Because the Defendant was retained as an ordinary course professional for a specific purpose unrelated to the administration of the bankruptcy cases, the Defendant’s retention was akin to being retained as an attorney under §327(e), not § 327(a). See generally In re Mortgages Ltd., 2008 WL 5024925, at *1 (Bankr. D. Ariz. Aug. 14, 2008). In Mortgages, the court distinguished § 327(a) and (e), noting that adverse interests that would disqualify an attorney from being retained under § 327(a) are distinguishable from adverse interests that would disqualify an attorney from being retained under § 327(e). Under § 327(e), the attorney being retained only needs to be disinterested “with respect to the matter on which such attorney is to be employed.” 11 U.S.C. § 327(e). While the Defendant was not retained as an attorney, the Defendant’s retention as an ordinary course professional for a specified purpose was similar to retention of special counsel under § 327(e).
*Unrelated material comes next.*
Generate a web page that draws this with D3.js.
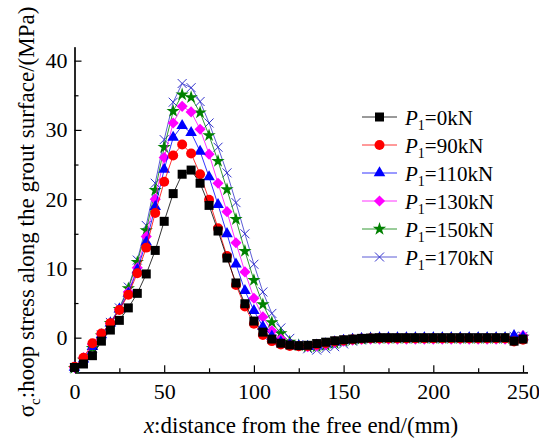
<!DOCTYPE html>
<html>
<head>
<meta charset="utf-8">
<script src="https://cdn.jsdelivr.net/npm/d3@7"></script>
<style>
    body { margin: 0; background: #fff; }
    text { font-family: "Liberation Serif", "Times New Roman", serif; fill: #000; }
</style>
</head>
<body>
<svg id="dessin" width="539" height="443"></svg>
<script>
//données (distance en mm, contrainte en MPa)
const distance = [0, 5, 10, 15, 20, 25, 30, 35, 40, 45, 50, 55, 60, 65, 70, 75, 80, 85, 90, 95, 100,
    105, 110, 115, 120, 125, 130, 135, 140, 145, 150, 155, 160, 165, 170, 175, 180, 185, 190, 195, 200,
    205, 210, 215, 220, 225, 230, 235, 240, 245, 250];

const p0 = [-4.3, -3.8, -2.6, -0.5, 1.1, 2.5, 4.3, 6.4, 9.2, 12.6, 16.8, 20.8, 23.6, 24.2, 22.3, 19.1, 15.4, 11.5, 7.9, 4.9, 2.4,
    0.8, -0.2, -0.8, -1.05, -1.15, -1.1, -0.85, -0.65, -0.45, -0.3, -0.2, -0.1, -0.05, 0, 0, 0, 0, 0, 0, 0,
    0, 0, 0, 0, 0, 0, 0, 0, -0.5, -0.2];
const p90 = [-4.2, -2.9, -0.8, 0.6, 2.1, 4.0, 6.2, 9.3, 13.0, 18.0, 22.5, 26.3, 27.9, 26.6, 23.6, 19.9, 15.8, 11.8, 7.6, 4.5, 2.0,
    0.4, -0.5, -1.0, -1.2, -1.25, -1.2, -1.0, -0.8, -0.55, -0.4, -0.25, -0.15, -0.1, -0.1, -0.1, -0.1, -0.1, -0.1, -0.1, -0.1,
    -0.1, -0.1, -0.1, -0.1, -0.1, -0.1, -0.1, -0.1, -0.55, -0.3];
const p110 = [-4.3, -3.1, -1.3, 0.4, 2.1, 4.1, 6.4, 9.8, 13.8, 18.9, 24.3, 28.9, 30.6, 29.6, 26.9, 23.2, 19.2, 15.0, 10.6, 6.8, 3.9,
    1.6, 0.2, -0.6, -1.0, -1.2, -1.3, -1.1, -0.9, -0.6, -0.4, -0.25, -0.15, -0.1, -0.05, -0.05, -0.05, -0.05, -0.05, -0.05, -0.05,
    -0.05, -0.05, -0.05, -0.05, -0.05, -0.05, -0.05, -0.05, 0.3, 0.1];
const p130 = [-4.3, -2.9, -1.0, 0.5, 2.1, 4.1, 6.6, 10.1, 14.6, 20.0, 26.0, 31.0, 33.4, 32.6, 30.1, 26.5, 22.3, 18.2, 13.7, 9.5, 5.7,
    3.0, 1.0, -0.2, -0.9, -1.2, -1.3, -1.2, -1.0, -0.7, -0.5, -0.35, -0.25, -0.2, -0.2, -0.2, -0.2, -0.2, -0.2, -0.2, -0.2,
    -0.2, -0.2, -0.2, -0.2, -0.2, -0.2, -0.2, -0.2, -0.4, 0.3];
const p150 = [-4.4, -3.2, -1.5, 0.3, 2.1, 4.1, 7.1, 10.9, 15.5, 21.3, 27.5, 32.7, 35.1, 34.7, 32.5, 29.2, 25.5, 21.4, 17.1, 12.5, 8.3,
    4.8, 2.2, 0.6, -0.6, -1.1, -1.3, -1.3, -1.1, -0.8, -0.5, -0.3, -0.2, -0.1, -0.1, -0.1, -0.1, -0.1, -0.1, -0.1, -0.1,
    -0.1, -0.1, -0.1, -0.1, -0.1, -0.1, -0.1, -0.1, -0.3, 0.1];
const p170 = [-4.4, -3.3, -1.5, 0.4, 2.2, 4.3, 7.3, 11.2, 16.2, 22.3, 28.6, 34.0, 36.7, 36.1, 34.1, 31.0, 27.5, 23.8, 19.5, 15.0, 10.6,
    6.6, 3.5, 1.4, -0.1, -1.0, -1.6, -1.8, -1.6, -1.3, -0.9, -0.5, -0.3, -0.15, -0.05, -0.05, -0.05, -0.05, -0.05, -0.05, -0.05,
    -0.05, -0.05, -0.05, -0.05, -0.05, -0.05, -0.05, -0.05, 0.2, 0.2];

const charges = ["0", "90", "110", "130", "150", "170"];
const xTicks = [0, 50, 100, 150, 200, 250];
const xMinor = [25, 75, 125, 175, 225];
const yTicks = [0, 10, 20, 30, 40];
const yMinor = [5, 15, 25, 35];

const couleurs = ["#000000", "#ff0000", "#0000ff", "#ff00ff", "#008000", "#3333cc"];
const symboles = ["carre", "rond", "triangle", "losange", "etoile", "croix"];

initApp();

function initApp() {
    let valeurs = [p0, p90, p110, p130, p150, p170];
    let series = charges.map((c, i) => ({
        nom: c,
        points: distance.map((d, j) => ({ x: d, y: valeurs[i][j] })),
        couleur: couleurs[i],
        symbole: symboles[i]
    }));

    const svg = d3.select("#dessin");

    const x = d3.scaleLinear().domain([0, 252.5]).range([74.5, 527.5]);
    const y = d3.scaleLinear().domain([-5, 42]).range([372.3, 46.8]);

    //axes (graduations vers l'intérieur)
    svg.append("g")
        .attr("transform", `translate(0,${y(-5)})`)
        .call(d3.axisBottom(x).tickValues(xMinor).tickSizeInner(-4).tickSizeOuter(0).tickFormat(""))
    svg.append("g")
        .attr("class", "axeX")
        .attr("transform", `translate(0,${y(-5)})`)
        .call(d3.axisBottom(x).tickValues(xTicks).tickSizeInner(-7).tickSizeOuter(0).tickPadding(11))
    svg.append("g")
        .attr("transform", `translate(${x(0)},0)`)
        .call(d3.axisLeft(y).tickValues(yMinor).tickSizeInner(-4).tickSizeOuter(0).tickFormat(""))
    svg.append("g")
        .attr("class", "axeY")
        .attr("transform", `translate(${x(0)},0)`)
        .call(d3.axisLeft(y).tickValues(yTicks).tickSizeInner(-7).tickSizeOuter(0).tickPadding(7))

    svg.selectAll(".domain, .tick line").style("stroke", "#000").style("stroke-width", "1.2")
    svg.selectAll(".tick text")
        .style("font-family", "'Liberation Serif', 'Times New Roman', serif")
        .style("font-size", "22px")
        .style("fill", "#000")

    //titres des axes
    let titreX = svg.append("text")
        .attr("x", 301)
        .attr("y", 433)
        .attr("text-anchor", "middle")
        .style("font-size", "23px")
    titreX.append("tspan").style("font-style", "italic").text("x")
    titreX.append("tspan").text(":distance from the free end/(mm)")

    let titreY = svg.append("text")
        .attr("transform", "translate(34,212) rotate(-90)")
        .attr("text-anchor", "middle")
        .style("font-size", "23px")
    titreY.append("tspan").text("σ")
    titreY.append("tspan").attr("dy", 6).style("font-size", "15px").text("c")
    titreY.append("tspan").attr("dy", -6).text(":hoop stress along the grout surface/(MPa)")

    const ligne = d3.line().x(d => x(d.x)).y(d => y(d.y))

    //courbes dessinées de la dernière à la première (noir au-dessus)
    series.slice().reverse().forEach(s => {
        let g = svg.append("g")
        g.append("path")
            .datum(s.points)
            .attr("d", ligne)
            .style("fill", "none")
            .style("stroke", s.couleur)
            .style("stroke-width", "0.8")
        g.selectAll(".marque")
            .data(s.points)
            .enter()
            .append("path")
            .attr("class", "marque")
            .attr("transform", d => `translate(${x(d.x)},${y(d.y)})` + (s.symbole == "losange" ? " rotate(45)" : ""))
            .attr("d", marqueur(s.symbole))
            .call(styleMarque, s)
    })

    //légende
    let legende = svg.append("g")
        .selectAll("g")
        .data(series)
        .enter()
        .append("g")
        .attr("transform", (d, i) => `translate(0,${117 + i * 28})`)

    legende.append("line")
        .attr("x1", 362)
        .attr("x2", 397)
        .style("stroke", d => d.couleur)
        .style("stroke-width", "0.8")
    legende.append("path")
        .attr("transform", d => "translate(379.5,0)" + (d.symbole == "losange" ? " rotate(45)" : ""))
        .attr("d", d => marqueur(d.symbole))
        .each(function (d) { d3.select(this).call(styleMarque, d) })

    let texte = legende.append("text")
        .attr("x", 405)
        .attr("y", 8)
        .style("font-size", "21px")
    texte.append("tspan").style("font-style", "italic").text("P")
    texte.append("tspan").attr("dy", 5).style("font-size", "14px").text("1")
    texte.append("tspan").attr("dy", -5).text(d => "=" + d.nom + "kN")
}

function marqueur(type) {
    if (type == "carre") return d3.symbol(d3.symbolSquare, 81)()
    if (type == "rond") return d3.symbol(d3.symbolCircle, 78)()
    if (type == "triangle") return d3.symbol(d3.symbolTriangle, 58)()
    if (type == "losange") return d3.symbol(d3.symbolSquare, 62)()
    if (type == "etoile") return d3.symbol(d3.symbolStar, 55)()
    return "M-4.5,-4.5L4.5,4.5M-4.5,4.5L4.5,-4.5"
}

function styleMarque(sel, s) {
    if (s.symbole == "croix") {
        sel.style("fill", "none").style("stroke", s.couleur).style("stroke-width", "1")
    } else {
        sel.style("fill", s.couleur).style("stroke", "none")
    }
}
</script>
</body>
</html>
Therefore, at the time the Defendant was retained, the parties and the Court were under no obligation to address the issue of whether the Defendant was the recipient of a preferential transfer.

Since § 327(a) does not apply, the Defendant’s disinterestedness was not a determination that the Court had to make, and the law of the case doctrine does not apply.

CONCLUSION

Because the Defendant was retained as an ordinary course professional rather than as a professional in accordance with § 327(a), the Defendant’s disinterestedness was not at issue before the Court at the time the Defendant was retained. Therefore, whether the Defendant received preferential transfers was not relevant to the Court’s determination of approving the Defendant’s retention. Thus, the doctrines of res judicata and the law of the case do not preclude the causes of action set forth in the complaint, and the Motion is denied.

[1] Main case (13-34483) at dkt. no. 6.

[2] Main case (13-34483) at dkt. no. 83.

[3] Main case (13-34483) at dkt. no. 364.

[4] Main case (13-34483) at dkt. no. 398.